* [Task details]: Retype the whole listing, please, keeping every line exact and dropping the pictures.
^^^^
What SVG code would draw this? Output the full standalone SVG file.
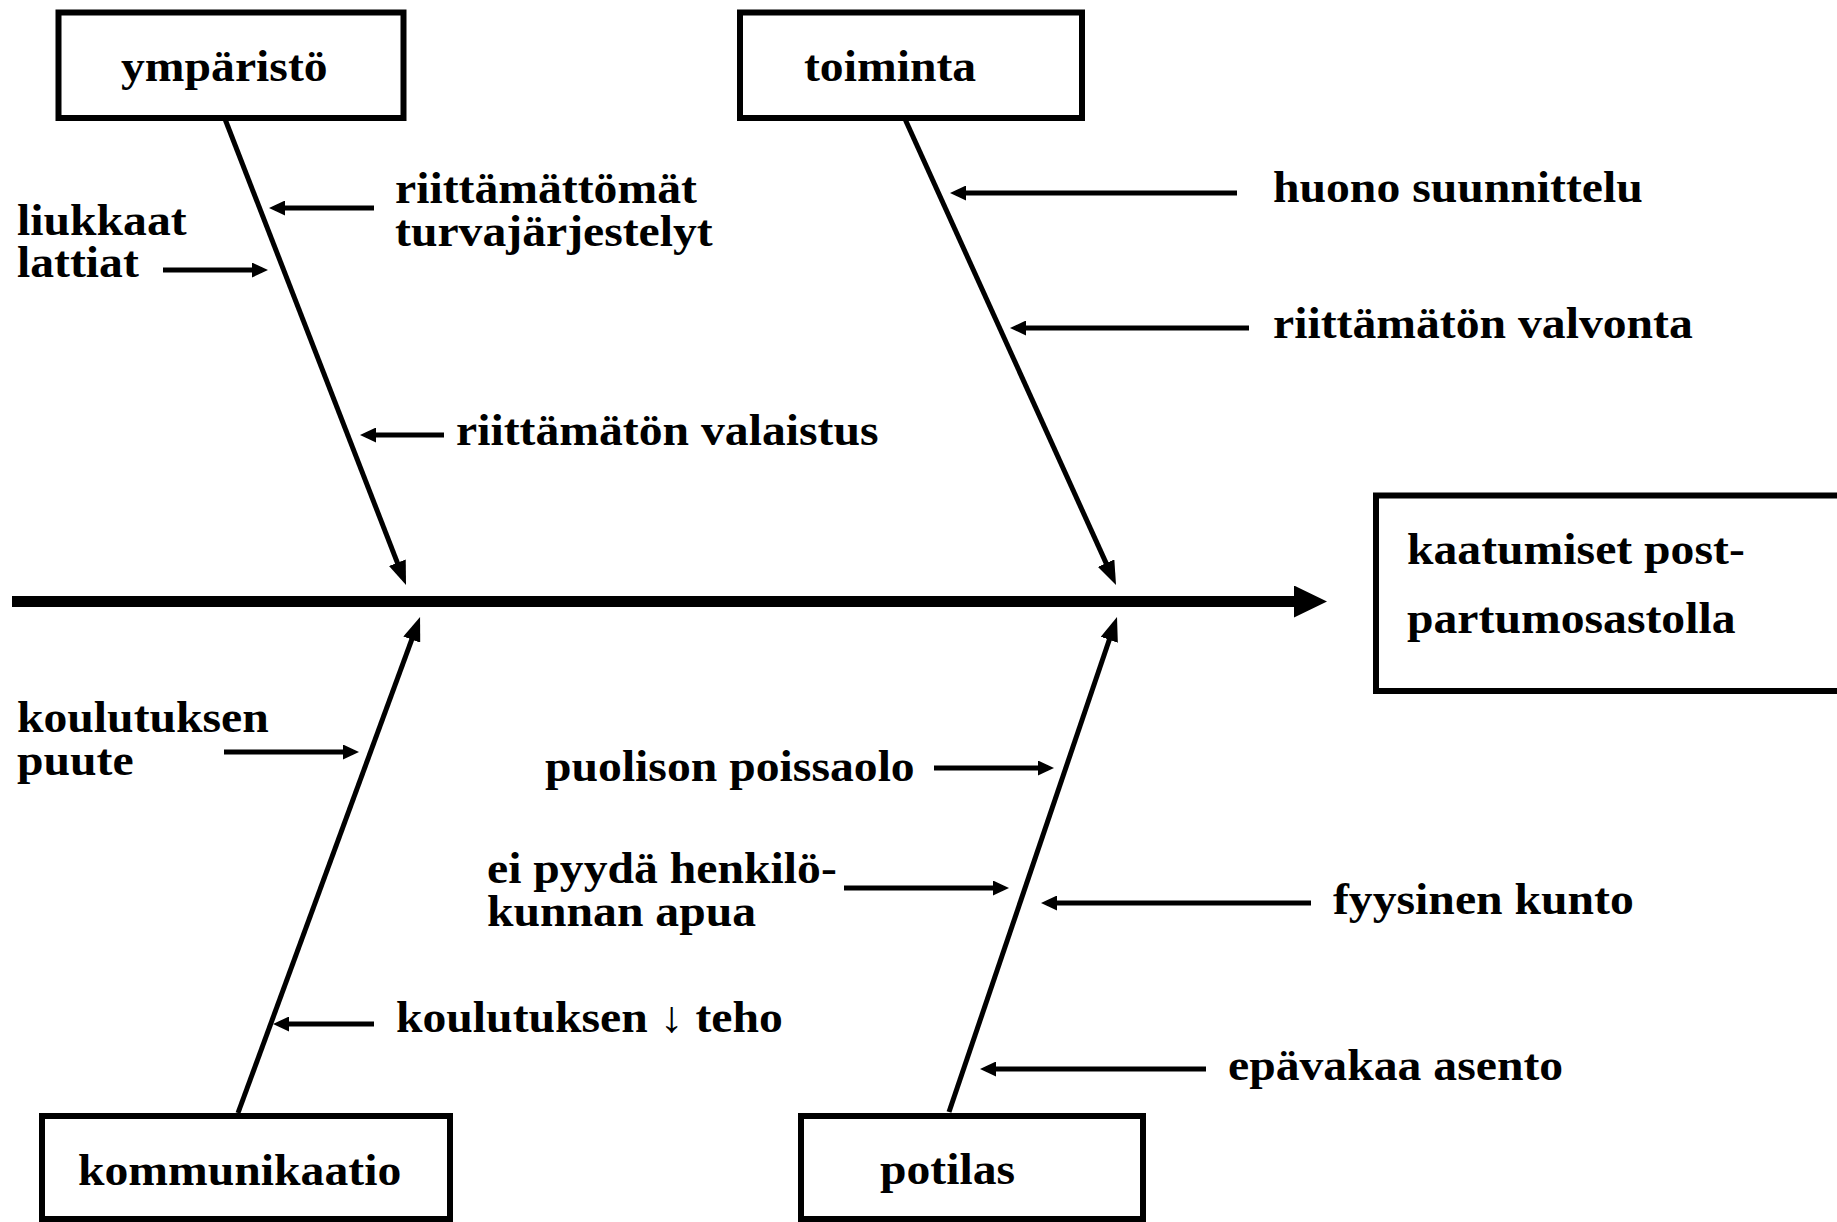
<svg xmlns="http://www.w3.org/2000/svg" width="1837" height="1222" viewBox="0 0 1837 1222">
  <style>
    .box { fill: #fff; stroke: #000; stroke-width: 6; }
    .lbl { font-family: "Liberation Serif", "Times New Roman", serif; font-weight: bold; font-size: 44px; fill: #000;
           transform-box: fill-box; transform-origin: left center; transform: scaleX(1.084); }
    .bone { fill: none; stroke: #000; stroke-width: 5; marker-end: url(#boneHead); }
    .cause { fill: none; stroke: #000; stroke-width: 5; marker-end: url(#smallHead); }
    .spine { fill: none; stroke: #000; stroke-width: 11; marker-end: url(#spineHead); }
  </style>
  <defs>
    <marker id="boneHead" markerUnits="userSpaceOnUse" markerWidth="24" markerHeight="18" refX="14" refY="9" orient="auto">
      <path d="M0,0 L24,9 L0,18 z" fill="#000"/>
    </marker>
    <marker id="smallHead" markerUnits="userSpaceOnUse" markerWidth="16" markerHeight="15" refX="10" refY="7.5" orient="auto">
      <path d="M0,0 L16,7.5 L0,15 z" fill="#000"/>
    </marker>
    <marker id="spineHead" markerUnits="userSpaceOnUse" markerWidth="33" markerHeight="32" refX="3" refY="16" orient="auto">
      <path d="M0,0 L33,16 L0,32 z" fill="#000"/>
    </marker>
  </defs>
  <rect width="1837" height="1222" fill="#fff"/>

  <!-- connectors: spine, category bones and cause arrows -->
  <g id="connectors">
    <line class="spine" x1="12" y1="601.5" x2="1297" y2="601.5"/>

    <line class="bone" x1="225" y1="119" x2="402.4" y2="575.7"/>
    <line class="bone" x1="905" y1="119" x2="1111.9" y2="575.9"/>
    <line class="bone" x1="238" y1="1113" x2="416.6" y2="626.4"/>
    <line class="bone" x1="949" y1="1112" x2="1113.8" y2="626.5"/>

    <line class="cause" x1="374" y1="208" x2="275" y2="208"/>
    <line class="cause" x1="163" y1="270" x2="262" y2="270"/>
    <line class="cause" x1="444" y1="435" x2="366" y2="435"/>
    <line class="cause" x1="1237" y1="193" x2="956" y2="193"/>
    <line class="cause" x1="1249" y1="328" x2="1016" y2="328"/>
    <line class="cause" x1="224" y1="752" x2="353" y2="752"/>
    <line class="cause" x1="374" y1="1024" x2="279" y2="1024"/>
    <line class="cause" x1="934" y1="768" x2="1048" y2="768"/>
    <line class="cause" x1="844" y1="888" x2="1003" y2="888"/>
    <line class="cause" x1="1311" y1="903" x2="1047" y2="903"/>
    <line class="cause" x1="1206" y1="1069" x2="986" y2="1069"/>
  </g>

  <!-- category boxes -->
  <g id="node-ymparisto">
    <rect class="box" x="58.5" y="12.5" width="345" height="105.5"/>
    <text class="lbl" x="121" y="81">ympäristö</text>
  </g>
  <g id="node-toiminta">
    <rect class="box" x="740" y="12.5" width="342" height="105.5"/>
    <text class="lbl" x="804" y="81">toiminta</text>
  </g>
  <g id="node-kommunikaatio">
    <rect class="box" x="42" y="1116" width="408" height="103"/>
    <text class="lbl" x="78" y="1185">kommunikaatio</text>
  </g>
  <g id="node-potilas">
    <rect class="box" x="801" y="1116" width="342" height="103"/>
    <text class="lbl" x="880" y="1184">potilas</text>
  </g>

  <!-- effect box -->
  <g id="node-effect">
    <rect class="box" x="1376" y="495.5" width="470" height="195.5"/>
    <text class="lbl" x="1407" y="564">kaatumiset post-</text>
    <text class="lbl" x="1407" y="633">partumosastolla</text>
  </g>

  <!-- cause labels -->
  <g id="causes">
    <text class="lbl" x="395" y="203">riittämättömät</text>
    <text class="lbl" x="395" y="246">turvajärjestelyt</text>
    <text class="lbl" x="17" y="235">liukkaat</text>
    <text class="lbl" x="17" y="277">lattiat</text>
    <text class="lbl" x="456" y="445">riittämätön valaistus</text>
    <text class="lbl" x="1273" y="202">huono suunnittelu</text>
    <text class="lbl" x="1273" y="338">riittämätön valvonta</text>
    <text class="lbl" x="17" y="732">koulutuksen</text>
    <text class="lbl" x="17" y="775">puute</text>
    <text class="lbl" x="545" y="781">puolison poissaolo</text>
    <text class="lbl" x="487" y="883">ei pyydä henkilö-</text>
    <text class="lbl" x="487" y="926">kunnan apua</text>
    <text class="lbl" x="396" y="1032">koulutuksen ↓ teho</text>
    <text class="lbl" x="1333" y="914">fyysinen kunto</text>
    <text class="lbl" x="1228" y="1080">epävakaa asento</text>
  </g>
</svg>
^^^^
* [Complete response]:
What SVG code would draw this? Output the full standalone SVG file.
<svg xmlns="http://www.w3.org/2000/svg" width="1837" height="1222" viewBox="0 0 1837 1222">
  <style>
    .box { fill: #fff; stroke: #000; stroke-width: 6; }
    .lbl { font-family: "Liberation Serif", "Times New Roman", serif; font-weight: bold; font-size: 44px; fill: #000;
           transform-box: fill-box; transform-origin: left center; transform: scaleX(1.084); }
    .bone { fill: none; stroke: #000; stroke-width: 5; marker-end: url(#boneHead); }
    .cause { fill: none; stroke: #000; stroke-width: 5; marker-end: url(#smallHead); }
    .spine { fill: none; stroke: #000; stroke-width: 11; marker-end: url(#spineHead); }
  </style>
  <defs>
    <marker id="boneHead" markerUnits="userSpaceOnUse" markerWidth="24" markerHeight="18" refX="14" refY="9" orient="auto">
      <path d="M0,0 L24,9 L0,18 z" fill="#000"/>
    </marker>
    <marker id="smallHead" markerUnits="userSpaceOnUse" markerWidth="16" markerHeight="15" refX="10" refY="7.5" orient="auto">
      <path d="M0,0 L16,7.5 L0,15 z" fill="#000"/>
    </marker>
    <marker id="spineHead" markerUnits="userSpaceOnUse" markerWidth="33" markerHeight="32" refX="3" refY="16" orient="auto">
      <path d="M0,0 L33,16 L0,32 z" fill="#000"/>
    </marker>
  </defs>
  <rect width="1837" height="1222" fill="#fff"/>

  <!-- connectors: spine, category bones and cause arrows -->
  <g id="connectors">
    <line class="spine" x1="12" y1="601.5" x2="1297" y2="601.5"/>

    <line class="bone" x1="225" y1="119" x2="402.4" y2="575.7"/>
    <line class="bone" x1="905" y1="119" x2="1111.9" y2="575.9"/>
    <line class="bone" x1="238" y1="1113" x2="416.6" y2="626.4"/>
    <line class="bone" x1="949" y1="1112" x2="1113.8" y2="626.5"/>

    <line class="cause" x1="374" y1="208" x2="275" y2="208"/>
    <line class="cause" x1="163" y1="270" x2="262" y2="270"/>
    <line class="cause" x1="444" y1="435" x2="366" y2="435"/>
    <line class="cause" x1="1237" y1="193" x2="956" y2="193"/>
    <line class="cause" x1="1249" y1="328" x2="1016" y2="328"/>
    <line class="cause" x1="224" y1="752" x2="353" y2="752"/>
    <line class="cause" x1="374" y1="1024" x2="279" y2="1024"/>
    <line class="cause" x1="934" y1="768" x2="1048" y2="768"/>
    <line class="cause" x1="844" y1="888" x2="1003" y2="888"/>
    <line class="cause" x1="1311" y1="903" x2="1047" y2="903"/>
    <line class="cause" x1="1206" y1="1069" x2="986" y2="1069"/>
  </g>

  <!-- category boxes -->
  <g id="node-ymparisto">
    <rect class="box" x="58.5" y="12.5" width="345" height="105.5"/>
    <text class="lbl" x="121" y="81">ympäristö</text>
  </g>
  <g id="node-toiminta">
    <rect class="box" x="740" y="12.5" width="342" height="105.5"/>
    <text class="lbl" x="804" y="81">toiminta</text>
  </g>
  <g id="node-kommunikaatio">
    <rect class="box" x="42" y="1116" width="408" height="103"/>
    <text class="lbl" x="78" y="1185">kommunikaatio</text>
  </g>
  <g id="node-potilas">
    <rect class="box" x="801" y="1116" width="342" height="103"/>
    <text class="lbl" x="880" y="1184">potilas</text>
  </g>

  <!-- effect box -->
  <g id="node-effect">
    <rect class="box" x="1376" y="495.5" width="470" height="195.5"/>
    <text class="lbl" x="1407" y="564">kaatumiset post-</text>
    <text class="lbl" x="1407" y="633">partumosastolla</text>
  </g>

  <!-- cause labels -->
  <g id="causes">
    <text class="lbl" x="395" y="203">riittämättömät</text>
    <text class="lbl" x="395" y="246">turvajärjestelyt</text>
    <text class="lbl" x="17" y="235">liukkaat</text>
    <text class="lbl" x="17" y="277">lattiat</text>
    <text class="lbl" x="456" y="445">riittämätön valaistus</text>
    <text class="lbl" x="1273" y="202">huono suunnittelu</text>
    <text class="lbl" x="1273" y="338">riittämätön valvonta</text>
    <text class="lbl" x="17" y="732">koulutuksen</text>
    <text class="lbl" x="17" y="775">puute</text>
    <text class="lbl" x="545" y="781">puolison poissaolo</text>
    <text class="lbl" x="487" y="883">ei pyydä henkilö-</text>
    <text class="lbl" x="487" y="926">kunnan apua</text>
    <text class="lbl" x="396" y="1032">koulutuksen ↓ teho</text>
    <text class="lbl" x="1333" y="914">fyysinen kunto</text>
    <text class="lbl" x="1228" y="1080">epävakaa asento</text>
  </g>
</svg>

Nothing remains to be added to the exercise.